When I was extracting the normal index-based Merkle range proof and verification logics from the nmt library to include in the nmt spec, it initially looks like that VerifyInclusion() and ProveRange() were a pair of functions, where the output of ProveRange() could be verified by VerifyInclusion. This is how they are used in the tests (e.g., https://github.com/celestiaorg/nmt/blob/master/proof_test.go#L195-L199). However, this is not the case as VerifyInclusion can only verify some of the proofs generated by ProveRange, specifically those generated for a range of leaves with identical NID. In the nmt spec, I explained the normal index-based range proof and verification based on the current implementation (#162). However, I suggest implementing a generic function (if we think it is going to be useful) that can verify all types of proofs generated by the ProveRange function (instead of the current application-specific one i.e., VerifyInclusion()).

[Suggestion (not urgent)] Separately, it may be beneficial to refactor the code so that the leaves passed to VerifyInclusion are already namespaced by the caller (rather than adding namespaces inside the VerifyInclusion function i.e., https://github.com/celestiaorg/nmt/blob/master/proof.go#L308-L312). Adding namespaces looks like a helper function for the caller scope and is not directly relevant to the nmt library.

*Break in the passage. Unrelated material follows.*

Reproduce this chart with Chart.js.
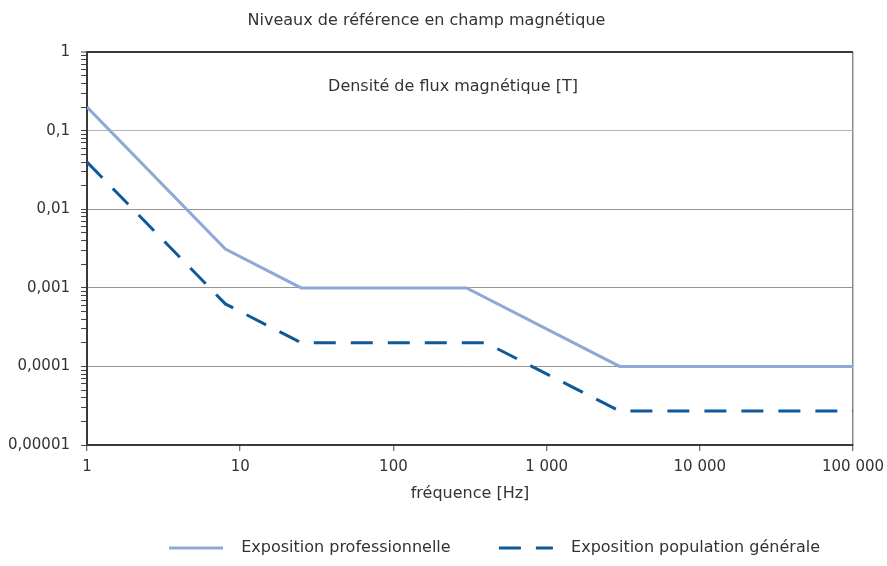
<!DOCTYPE html>
<html>
<head>
<meta charset="utf-8">
<script src="https://cdn.jsdelivr.net/npm/chart.js@4/dist/chart.umd.min.js"></script>
<style>
  html, body { margin: 0; padding: 0; background: #fff; }
  #wrap { width: 887px; height: 566px; }
</style>
</head>
<body>
<div id="wrap"><canvas id="magChart"></canvas></div>
<script>
// Frequencies (Hz) and reference levels (T)
const proFreq = [1, 8, 25, 300, 3000, 100000];
const proLevel = [0.2, 0.003125, 0.001, 0.001, 0.0001, 0.0001];
const pubFreq = [1, 8, 25, 400, 3000, 100000];
const pubLevel = [0.04, 0.000625, 0.0002, 0.0002, 0.000027, 0.000027];

const seriesNames = ['Exposition professionnelle', 'Exposition population générale'];

// Axis ticks
const xDecades = [1, 10, 100, 1000, 10000, 100000];
const xTickLabels = ['1', '10', '100', '1 000', '10 000', '100 000'];
const yDecades = [0.00001, 0.0001, 0.001, 0.01, 0.1, 1];
const yTickLabels = ['0,00001', '0,0001', '0,001', '0,01', '0,1', '1'];

// minor ticks 2..9 in every decade, for the little marks on the left axis
const yTickValues = [];
yDecades.forEach((d, i) => {
    yTickValues.push(d);
    if (i < yDecades.length - 1) {
        for (let m = 2; m <= 9; m++) yTickValues.push(m * d);
    }
});

function decadeIndex(list, v) {
    return list.findIndex(d => Math.abs(Math.log10(d) - Math.log10(v)) < 1e-6);
}

const FONT = '"DejaVu Sans", Roboto, sans-serif';
Chart.defaults.font.family = FONT;
Chart.defaults.font.size = 16;
Chart.defaults.color = '#333';

// text written inside the plot, top middle
const innerLabel = {
    id: 'innerLabel',
    afterDraw(chart) {
        const a = chart.chartArea;
        const c = chart.ctx;
        c.save();
        c.font = '16px ' + FONT;
        c.fillStyle = '#333';
        c.textAlign = 'center';
        c.textBaseline = 'middle';
        c.fillText('Densité de flux magnétique [T]', a.left + 366, a.top + 35);
        c.restore();
    }
};

const ctx = document.getElementById('magChart').getContext('2d');

new Chart(ctx, {
    type: 'line',
    data: {
        datasets: [{
            label: seriesNames[0],
            data: proFreq.map((f, i) => ({x: f, y: proLevel[i]})),
            borderColor: '#8fa8d5',
            borderWidth: 3,
            pointRadius: 0,
            tension: 0
        }, {
            label: seriesNames[1],
            data: pubFreq.map((f, i) => ({x: f, y: pubLevel[i]})),
            borderColor: '#0d5a9b',
            borderWidth: 3,
            borderDash: [22, 15],
            pointRadius: 0,
            tension: 0
        }]
    },
    options: {
        responsive: true,
        maintainAspectRatio: false,
        animation: false,
        layout: {
            padding: {left: 0, right: 34, top: 0, bottom: 0}
        },
        scales: {
            x: {
                type: 'logarithmic',
                min: 1,
                max: 100000,
                afterBuildTicks: scale => {
                    scale.ticks = xDecades.map(v => ({value: v}));
                },
                afterFit: scale => {
                    scale.height = 62;
                    scale.paddingLeft = 0;
                    scale.paddingRight = 0;
                },
                ticks: {
                    autoSkip: false,
                    maxRotation: 0,
                    padding: 7,
                    color: '#333',
                    font: {size: 15},
                    callback: v => {
                        const i = decadeIndex(xDecades, v);
                        return i >= 0 ? xTickLabels[i] : '';
                    }
                },
                grid: {
                    color: c => (c.tick && c.tick.value === 100000) ? '#8a8a8a' : 'rgba(0,0,0,0)',
                    lineWidth: 1.5,
                    tickColor: '#444',
                    tickWidth: 1,
                    tickLength: 6
                },
                border: {color: '#3a3a3a', width: 2},
                title: {
                    display: true,
                    text: 'fréquence [Hz]',
                    color: '#333',
                    padding: {top: 0, bottom: 4}
                }
            },
            y: {
                type: 'logarithmic',
                min: 0.00001,
                max: 1,
                afterBuildTicks: scale => {
                    scale.ticks = yTickValues.map(v => ({value: v}));
                },
                afterFit: scale => { scale.width = 87; },
                ticks: {
                    autoSkip: false,
                    padding: 11,
                    color: '#333',
                    font: {size: 15},
                    callback: v => {
                        const i = decadeIndex(yDecades, v);
                        return i >= 0 ? yTickLabels[i] : '';
                    }
                },
                grid: {
                    color: c => {
                        if (!c.tick) return 'rgba(0,0,0,0)';
                        const i = decadeIndex(yDecades, c.tick.value);
                        if (i < 0) return 'rgba(0,0,0,0)';
                        if (i === yDecades.length - 1) return '#3a3a3a';
                        return i === yDecades.length - 2 ? '#b3b3b3' : '#949494';
                    },
                    lineWidth: c => (c.tick && c.tick.value === 1) ? 2 : 1,
                    tickColor: '#444',
                    tickWidth: 1,
                    tickLength: 6
                },
                border: {color: '#3a3a3a', width: 2}
            }
        },
        plugins: {
            title: {
                display: true,
                text: 'Niveaux de référence en champ magnétique',
                color: '#333',
                font: {size: 16, weight: 'normal'},
                padding: {top: 11, bottom: 22}
            },
            legend: {
                position: 'bottom',
                align: 'end',
                labels: {
                    usePointStyle: true,
                    pointStyleWidth: 54,
                    padding: 33,
                    color: '#333',
                    generateLabels: chart => chart.data.datasets.map((ds, i) => ({
                        text: '  ' + ds.label + (i === 0 ? '   ' : ''),
                        fillStyle: ds.borderColor,
                        strokeStyle: ds.borderColor,
                        lineWidth: 3,
                        lineDash: ds.borderDash || [],
                        pointStyle: 'line',
                        hidden: false,
                        datasetIndex: i,
                        fontColor: '#333'
                    }))
                }
            },
            tooltip: {enabled: false}
        }
    },
    plugins: [innerLabel]
});
</script>
</body>
</html>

Alternatively, if we find out that there is no use case for the namespace subset inclusion, then we could also proceed as follows (in favour of minimizing the exposed APIs):
1- Refactor the celestia-app code so that namespaces are added to the leaves/shares prior to nmt proof verification e.g., in here
2. Use the VerifyNamespace() for the proof verification
3. Remove VerifyInclusion from the nmt.

to confirm what @liamsi said, VerifyInclusion was in fact for some arbitrary set of shares that share a namespace, but it makes no guarantee that the namespace is complete

we are currently using VerifyInclusion for verifying celestia tx inclusion, or proving a specific set of shares that are already determined. For example, in the qgb, or for a rollup with using a committee based fork choice rule (shared sequencer, centralized sequencer), where completeness isn't really relevant.